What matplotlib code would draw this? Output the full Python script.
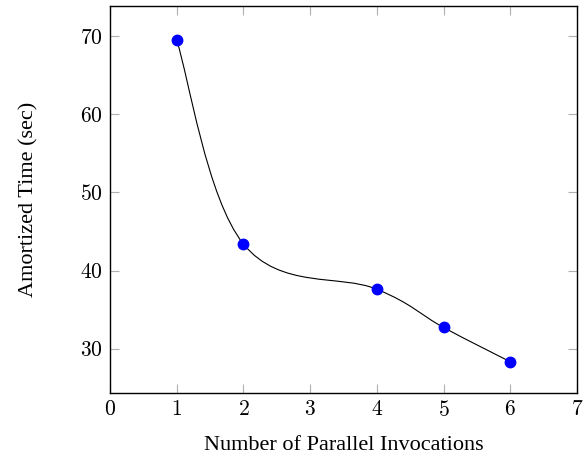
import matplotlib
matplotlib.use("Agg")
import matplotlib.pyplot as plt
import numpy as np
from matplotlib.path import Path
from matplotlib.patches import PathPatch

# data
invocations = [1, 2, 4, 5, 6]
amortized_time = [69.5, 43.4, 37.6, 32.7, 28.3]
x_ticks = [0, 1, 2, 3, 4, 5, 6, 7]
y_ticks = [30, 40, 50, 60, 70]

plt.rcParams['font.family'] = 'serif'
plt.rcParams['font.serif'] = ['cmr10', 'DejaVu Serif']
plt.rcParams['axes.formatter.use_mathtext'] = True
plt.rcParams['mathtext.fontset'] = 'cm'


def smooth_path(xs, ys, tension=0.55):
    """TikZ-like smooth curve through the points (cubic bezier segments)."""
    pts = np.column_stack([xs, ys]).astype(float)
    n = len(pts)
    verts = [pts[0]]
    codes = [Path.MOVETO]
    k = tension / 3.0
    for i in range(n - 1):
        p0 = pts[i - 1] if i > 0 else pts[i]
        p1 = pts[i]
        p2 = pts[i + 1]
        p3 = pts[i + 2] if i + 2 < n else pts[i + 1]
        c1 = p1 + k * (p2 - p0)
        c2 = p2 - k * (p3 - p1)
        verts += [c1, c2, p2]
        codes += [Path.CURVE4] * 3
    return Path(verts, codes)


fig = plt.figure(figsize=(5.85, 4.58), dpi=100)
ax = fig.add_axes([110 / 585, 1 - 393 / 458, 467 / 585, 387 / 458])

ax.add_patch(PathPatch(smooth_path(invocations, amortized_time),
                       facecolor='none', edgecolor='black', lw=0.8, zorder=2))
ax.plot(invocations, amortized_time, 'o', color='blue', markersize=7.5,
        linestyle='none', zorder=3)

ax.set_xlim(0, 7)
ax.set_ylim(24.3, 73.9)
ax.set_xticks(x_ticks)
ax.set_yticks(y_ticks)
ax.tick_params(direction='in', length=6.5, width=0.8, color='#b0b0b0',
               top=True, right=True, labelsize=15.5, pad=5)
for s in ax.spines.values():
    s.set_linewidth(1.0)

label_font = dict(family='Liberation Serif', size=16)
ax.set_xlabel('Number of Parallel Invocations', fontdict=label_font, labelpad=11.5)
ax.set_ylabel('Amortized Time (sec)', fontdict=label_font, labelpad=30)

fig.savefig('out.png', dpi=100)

------

• _EXERCISE REQUIREMENTS_
Exclude the pictures. Write out the remaining data exactly.

• _WRITTEN RESPONSE_
What matplotlib code would draw this? Output the full Python script.
import matplotlib
matplotlib.use("Agg")
import matplotlib.pyplot as plt
import numpy as np
from matplotlib.path import Path
from matplotlib.patches import PathPatch

# data
invocations = [1, 2, 4, 5, 6]
amortized_time = [69.5, 43.4, 37.6, 32.7, 28.3]
x_ticks = [0, 1, 2, 3, 4, 5, 6, 7]
y_ticks = [30, 40, 50, 60, 70]

plt.rcParams['font.family'] = 'serif'
plt.rcParams['font.serif'] = ['cmr10', 'DejaVu Serif']
plt.rcParams['axes.formatter.use_mathtext'] = True
plt.rcParams['mathtext.fontset'] = 'cm'


def smooth_path(xs, ys, tension=0.55):
    """TikZ-like smooth curve through the points (cubic bezier segments)."""
    pts = np.column_stack([xs, ys]).astype(float)
    n = len(pts)
    verts = [pts[0]]
    codes = [Path.MOVETO]
    k = tension / 3.0
    for i in range(n - 1):
        p0 = pts[i - 1] if i > 0 else pts[i]
        p1 = pts[i]
        p2 = pts[i + 1]
        p3 = pts[i + 2] if i + 2 < n else pts[i + 1]
        c1 = p1 + k * (p2 - p0)
        c2 = p2 - k * (p3 - p1)
        verts += [c1, c2, p2]
        codes += [Path.CURVE4] * 3
    return Path(verts, codes)


fig = plt.figure(figsize=(5.85, 4.58), dpi=100)
ax = fig.add_axes([110 / 585, 1 - 393 / 458, 467 / 585, 387 / 458])

ax.add_patch(PathPatch(smooth_path(invocations, amortized_time),
                       facecolor='none', edgecolor='black', lw=0.8, zorder=2))
ax.plot(invocations, amortized_time, 'o', color='blue', markersize=7.5,
        linestyle='none', zorder=3)

ax.set_xlim(0, 7)
ax.set_ylim(24.3, 73.9)
ax.set_xticks(x_ticks)
ax.set_yticks(y_ticks)
ax.tick_params(direction='in', length=6.5, width=0.8, color='#b0b0b0',
               top=True, right=True, labelsize=15.5, pad=5)
for s in ax.spines.values():
    s.set_linewidth(1.0)

label_font = dict(family='Liberation Serif', size=16)
ax.set_xlabel('Number of Parallel Invocations', fontdict=label_font, labelpad=11.5)
ax.set_ylabel('Amortized Time (sec)', fontdict=label_font, labelpad=30)

fig.savefig('out.png', dpi=100)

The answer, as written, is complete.